In my mind, this duality forms the single strongest argument for 
multiple-value returns - If a procedure call can have multiple 
arguments, then logically, if the two are (or ought to be)
interconvertible, then a procedure return can return multiple 
results.  In R4RS/IEEE1178 Scheme, a procedure can only return a 
single value, and therefore a continuation can only be called with
a single argument.  R5RS introduced multiple-value returns (and with
them multi-argument continuations) and at least some of the arguments 
in favor of doing so were about the 'symmetry' between procedure calls
and procedure returns.

But we haven't achieved symmetry yet.  Functions can report an arity
error when called with the wrong number of arguments.  According to 
the formal semantics they have to wait until the arguments have been 
evaluated before doing so, but one of the first things that the code 
for a two-argument function does is to check and make sure that it 
has two arguments.  That being the case, it seems to me that by some 
kind of parallel rule, a continuation expecting a certain number of 
arguments ought to report an arity error when it gets a wrong number 
of arguments.

And this leads to the pragmatic question, "Well, how do we determine 
how many arguments a particular continuation expects, anyway?"  In 
Scheme, there are procedures that expect exactly N arguments, and
procedures that expect at least N arguments (for various nonnegative
integers N).  

Because we have a longstanding tradition of simply ignoring the 
single result of procedures called for side effects, the logical
generalization seems to be that continuations require "N or 
more" arguments, with "extra" arguments ignored.  A 4-value return 
from a procedure, in a context that requires 2 arguments is like 

((lambda (a b . c) (+ a b)) 1 2 3 4), and evaluates without a problem. 

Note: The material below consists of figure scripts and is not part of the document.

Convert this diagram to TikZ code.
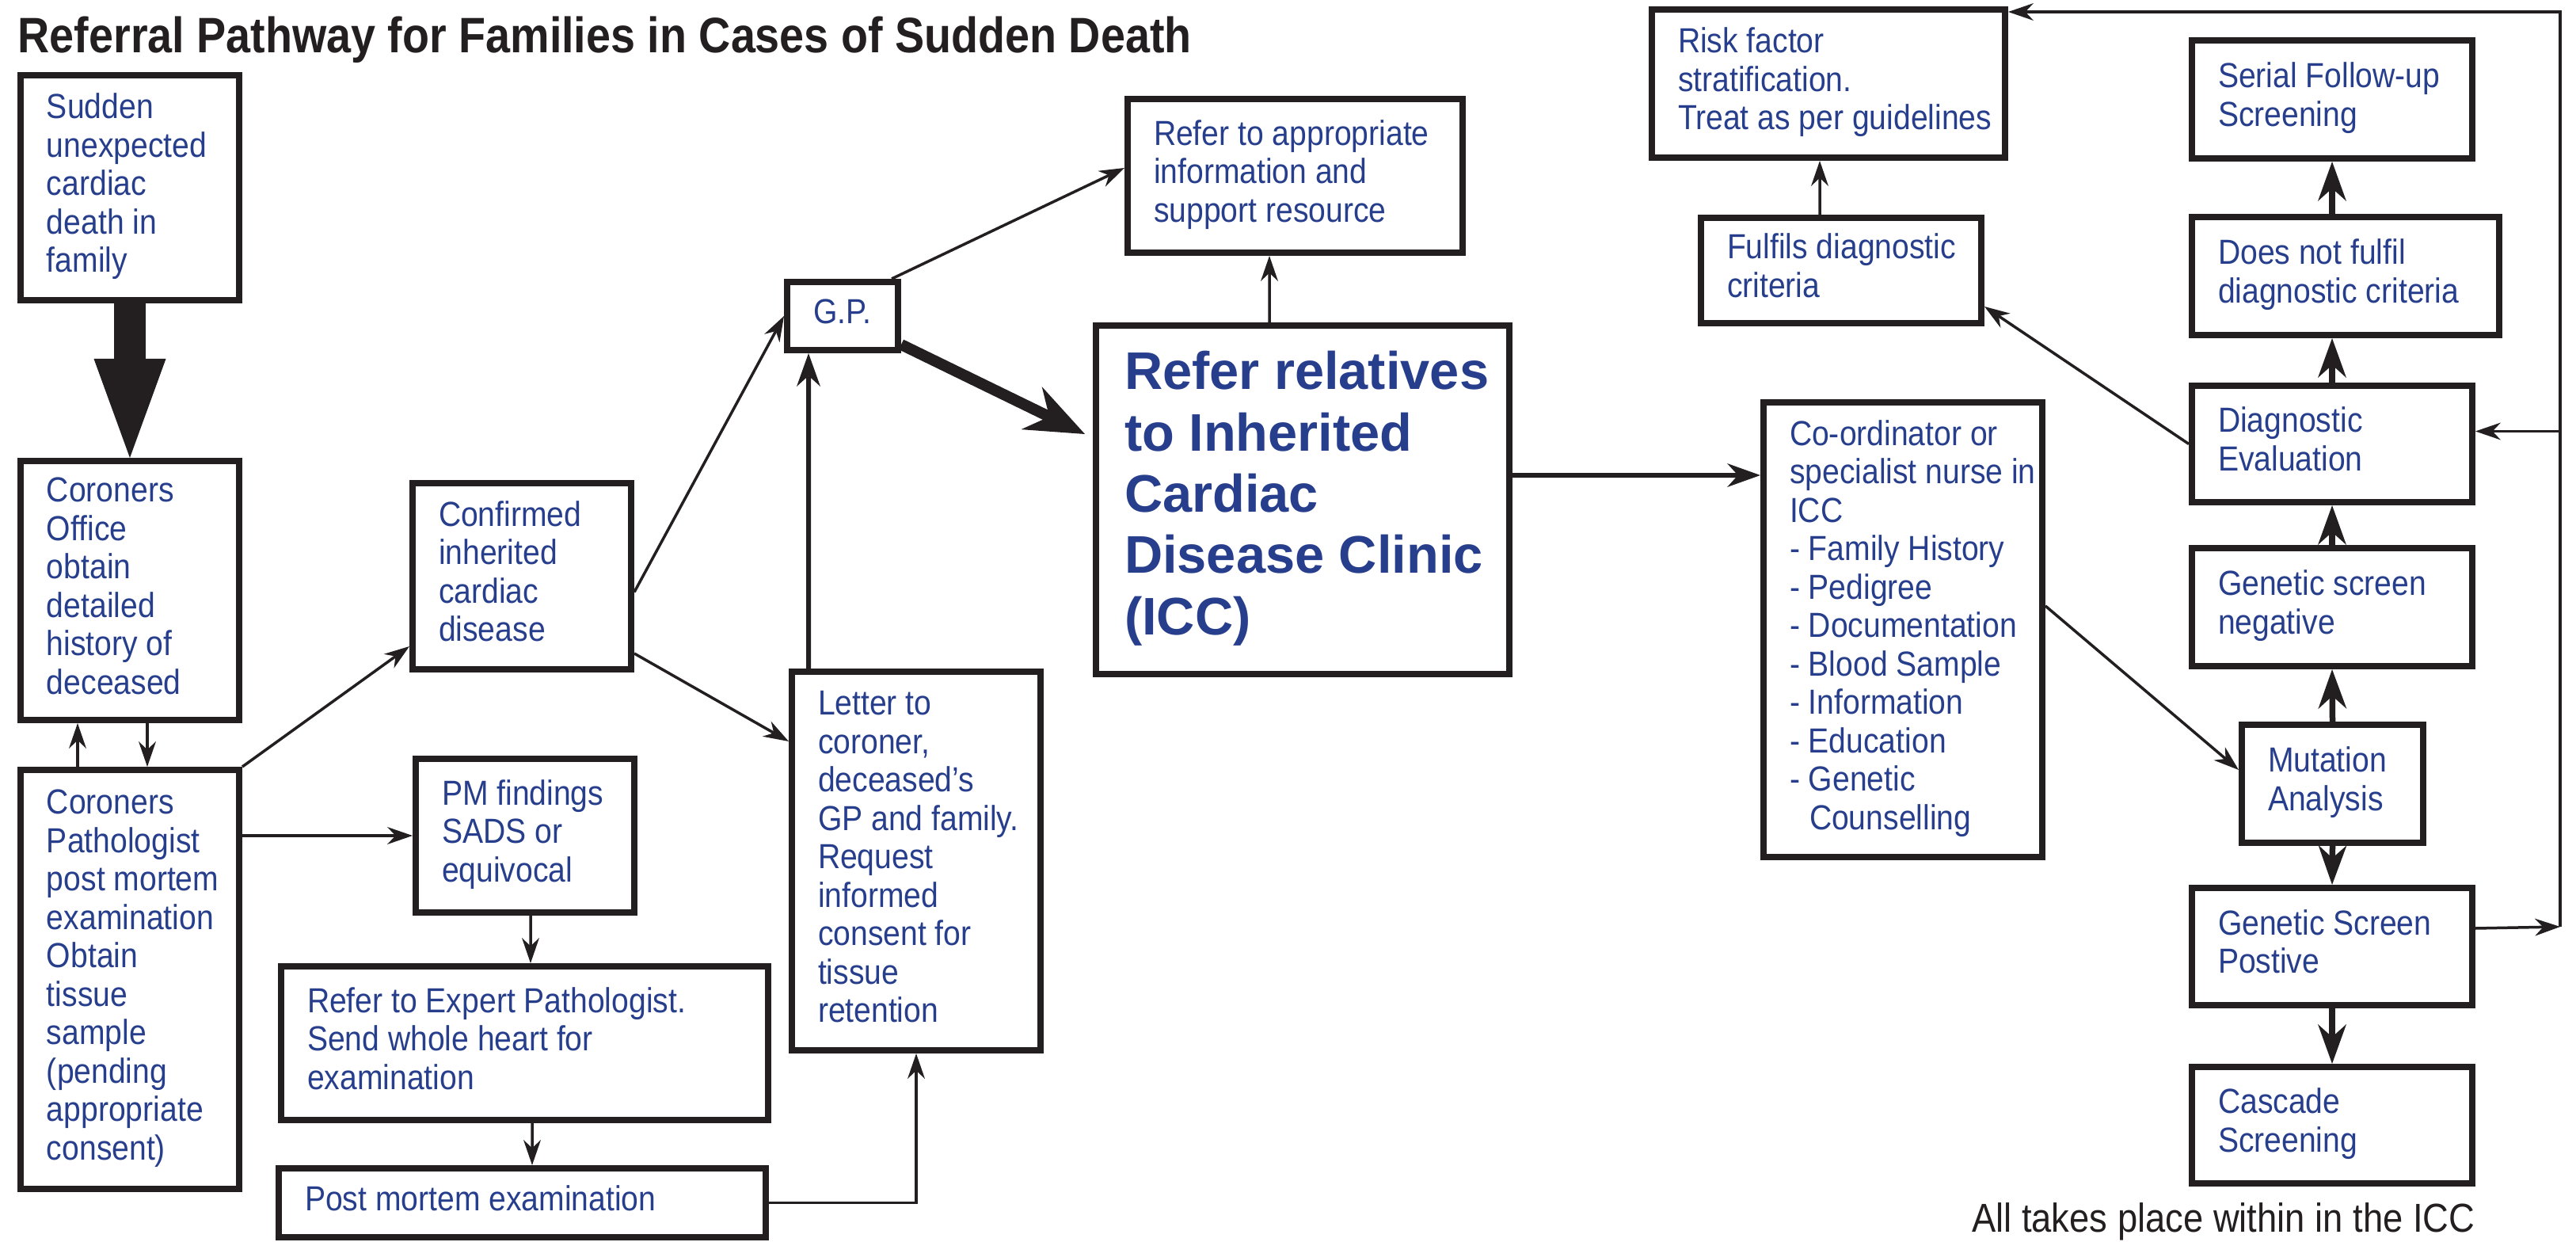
\documentclass[tikz,border=0pt]{standalone}
\usepackage{fontspec}
\setmainfont{Liberation Sans}[FakeStretch=0.89]
\newfontfamily\titlefont{Liberation Sans}[FakeStretch=0.885]
\newfontfamily\iccfont{Liberation Sans}
\usetikzlibrary{arrows.meta}
\definecolor{ink}{RGB}{35,31,32}
\definecolor{navy}{RGB}{38,62,140}
\newcommand{\boxlines}[2]{\makebox[#1][l]{\begin{tabular}{@{}l@{}}#2\end{tabular}}}

\begin{document}
\begin{tikzpicture}[stage/.style={draw=ink, line width=0.8mm, inner xsep=3.3mm, inner ysep=0pt, text=navy, font=\fontsize{12.5}{13.8}\selectfont},
link/.style={draw=ink, line width=0.35mm, -{Stealth[length=3.2mm, width=2.2mm, line width=0pt]}},
boldlink/.style={draw=ink, line width=0.6mm, -{Stealth[length=4.2mm, width=3mm, line width=0pt]}},
pipe/.style={draw=ink, line width=0.75mm, -{Stealth[length=5mm, width=3.6mm, line width=0pt]}},
fatlink/.style={draw=ink, line width=1.4mm, -{Stealth[length=7.5mm, width=6mm, inset=2.5mm, line width=0pt]}},
bigdown/.style={draw=ink, line width=4mm, -{Triangle[length=12.5mm, width=9.1mm, line width=0pt]}}]
\useasboundingbox (0,0) rectangle (32.53,-15.68);

\node[anchor=base west, inner sep=0pt, text=ink, font=\titlefont\bfseries\fontsize{17.9}{20}\selectfont] (title) at (0.22,-0.67) {Referral Pathway for Families in Cases of Sudden Death};

% left column
\node[stage, minimum height=2.84cm] (sudden) at (1.64,-2.37) {\boxlines{2.10cm}{Sudden\\unexpected\\cardiac\\death in\\family}};
\node[stage, minimum height=3.27cm] (office) at (1.64,-7.455) {\boxlines{2.10cm}{Coroners\\Office\\obtain\\detailed\\history of\\deceased}};
\node[stage, minimum height=5.29cm] (patho) at (1.64,-12.365) {\boxlines{2.10cm}{Coroners\\Pathologist\\post mortem\\examination\\Obtain\\tissue\\sample\\(pending\\appropriate\\consent)}};

% middle
\node[stage, minimum height=2.35cm] (confirmed) at (6.59,-7.275) {\boxlines{2.10cm}{Confirmed\\inherited\\cardiac\\disease}};
\node[stage, minimum height=1.94cm] (pm) at (6.63,-10.55) {\boxlines{2.10cm}{PM findings\\SADS or\\equivocal}};
\node[stage, minimum height=1.94cm] (expert) at (6.625,-13.17) {\boxlines{5.49cm}{Refer to Expert Pathologist.\\Send whole heart for\\examination}};
\node[stage, minimum height=0.87cm] (postmortem) at (6.595,-15.185) {\boxlines{5.49cm}{Post mortem examination}};
\node[stage, minimum height=0.86cm] (gp) at (10.64,-3.99) {\boxlines{0.74cm}{G.P.}};
\node[stage, minimum height=4.78cm] (letter) at (11.57,-10.87) {\boxlines{2.48cm}{Letter to\\coroner,\\deceased’s\\GP and family.\\Request\\informed\\consent for\\tissue\\retention}};
\node[stage, minimum height=1.94cm] (resource) at (16.355,-2.22) {\boxlines{3.57cm}{Refer to appropriate\\information and\\support resource}};
\node[stage, inner xsep=3.6mm, minimum height=4.40cm, font=\iccfont\bfseries\fontsize{19}{22}\selectfont] (icc) at (16.45,-6.31) {\boxlines{4.50cm}{Refer relatives\\to Inherited\\Cardiac\\Disease Clinic\\(ICC)}};

% ICC side
\node[stage, minimum height=5.74cm] (nurse) at (24.03,-7.95) {\boxlines{2.86cm}{Co-ordinator or\\specialist nurse in\\ICC\\- Family History\\- Pedigree\\- Documentation\\- Blood Sample\\- Information\\- Education\\- Genetic\\\hspace*{2.5mm}Counselling}};
\node[stage, minimum height=1.87cm] (risk) at (23.09,-1.055) {\boxlines{3.80cm}{Risk factor\\stratification.\\Treat as per guidelines}};
\node[stage, minimum height=1.33cm] (fulfils) at (23.25,-3.415) {\boxlines{2.88cm}{Fulfils diagnostic\\criteria}};
\node[stage, minimum height=1.49cm] (serial) at (29.45,-1.255) {\boxlines{2.88cm}{Serial Follow-up\\Screening}};
\node[stage, minimum height=1.49cm] (notfulfil) at (29.62,-3.485) {\boxlines{3.22cm}{Does not fulfil\\diagnostic criteria}};
\node[stage, minimum height=1.47cm] (diageval) at (29.45,-5.605) {\boxlines{2.88cm}{Diagnostic\\Evaluation}};
\node[stage, minimum height=1.49cm] (gsneg) at (29.45,-7.665) {\boxlines{2.88cm}{Genetic screen\\negative}};
\node[stage, minimum height=1.49cm] (mutation) at (29.455,-9.895) {\boxlines{1.63cm}{Mutation\\Analysis}};
\node[stage, minimum height=1.48cm] (gspos) at (29.45,-11.95) {\boxlines{2.88cm}{Genetic Screen\\Postive}};
\node[stage, minimum height=1.47cm] (cascade) at (29.45,-14.205) {\boxlines{2.88cm}{Cascade\\Screening}};

\node[anchor=base east, inner sep=0pt, text=ink, font=\fontsize{14.5}{16}\selectfont] (note) at (31.26,-15.55) {All takes place within in the ICC};

% connectors, left part
\draw[bigdown] (sudden) -- (office);
\draw[link] ([xshift=-6.6mm]patho.north) -- ([xshift=-6.6mm]office.south);
\draw[link] ([xshift=2.2mm]office.south) -- ([xshift=2.2mm]patho.north);
\draw[link] (patho.north east) -- ([yshift=-8.85mm]confirmed.west);
\draw[link] (patho.east |- pm.west) -- (pm.west);
\draw[link] ([xshift=0.7mm]pm.south) -- ([xshift=0.75mm]expert.north);
\draw[link] ([xshift=0.95mm]expert.south) -- ([xshift=1.25mm]postmortem.north);
\draw[link] (postmortem.east) -| (letter.south);
\draw[link] ([yshift=-2mm]confirmed.east) -- (gp.west);
\draw[link] ([yshift=2.4mm]confirmed.south east) -- ([yshift=-9.2mm]letter.north west);
\draw[boldlink] ([xshift=-13.6mm]letter.north) -- ([xshift=-4.3mm]gp.south);
\draw[link] ([xshift=-1.2mm]gp.north east) -- ([yshift=1mm]resource.west);
\coordinate (iccin) at ([xshift=-1mm, yshift=8.3mm]icc.west);
\draw[fatlink] (gp) -- (iccin);
\draw[link] ([xshift=-4.2mm]icc.north) -- ([xshift=-3.25mm]resource.south);
\draw[boldlink] ([yshift=3.1mm]icc.east) -- ([yshift=19.5mm]nurse.west);

% connectors, ICC part
\draw[link] ([yshift=3mm]nurse.east) -- ([yshift=1.75mm]mutation.west);
\draw[link] (diageval.west) -- ([yshift=2.5mm]fulfils.south east);
\draw[link] ([xshift=-2.7mm]fulfils.north) -- ([xshift=-1.1mm]risk.south);
\draw[pipe] (mutation.north) -- (gsneg.south);
\draw[pipe] (gsneg.north) -- (diageval.south);
\draw[pipe] (diageval.north) -- (diageval.north |- notfulfil.south);
\draw[pipe] (notfulfil.north -| serial.south) -- (serial.south);
\draw[pipe] (mutation.south) -- (gspos.north);
\draw[pipe] (gspos.south) -- (cascade.north);

% feedback rail
\coordinate (railtop) at (32.33,-0.15);
\coordinate (railbot) at (32.33,-11.70);
\coordinate (diagin) at ([yshift=1.6mm]diageval.east);
\draw[link] ([yshift=2.3mm]gspos.east) -- (railbot);
\draw[link] (railbot) -- (railtop) -- (railtop -| risk.east);
\draw[link] (railtop |- diagin) -- (diagin);
\end{tikzpicture}
\end{document}
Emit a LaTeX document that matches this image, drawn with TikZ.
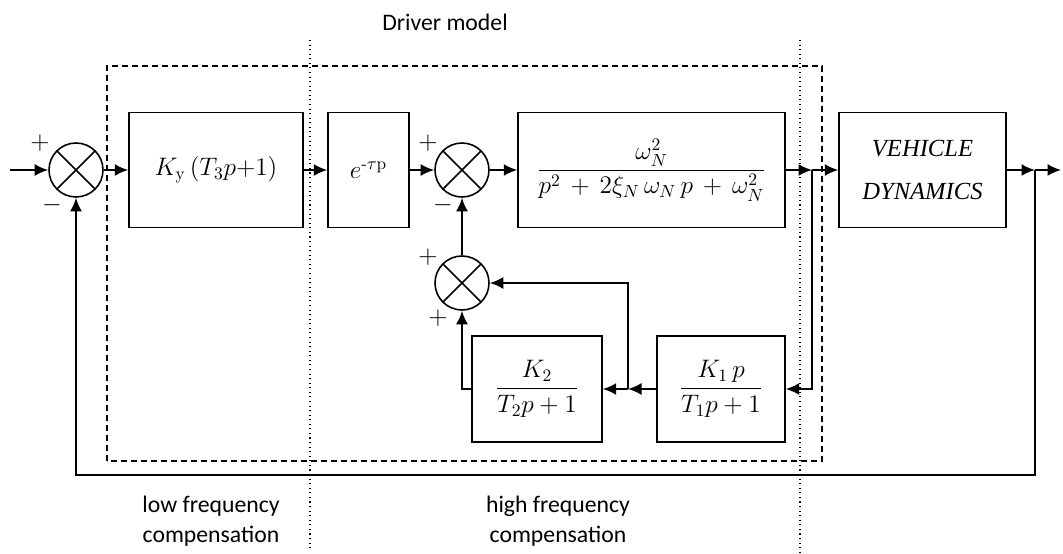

((lambda (a b . c) (+ a b) 1), however, should report an arity error 
when the anonymous function gets control (and not before), and 
therefore I believe that for consistency, continuations requiring 
some positive number of arguments should report an arity error 
on gaining control (and not before) when called with less than 
that number of arguments.  

What do I mean when I say "and not before"? I mean that the 
system is not allowed to throw an error without evaluating the
return expressions based on the arity of the return context.  
It may turn out that one of the return expressions is a continuation
that does a non-local exit, or has a visible side effect, and in 
that case an "eager" arity error would break program semantics.

Under my language-design hat, I think that we should consider 
ways to create continuations with a definite (maximum) number 
of required arguments and enable too-many-returns arity 
errors, fleshing out the parallelism with function calls.  
Under my language-standardization hat, I note that no such 
work is now tested or implemented, and that therefore 
standardization of such a thing would be premature.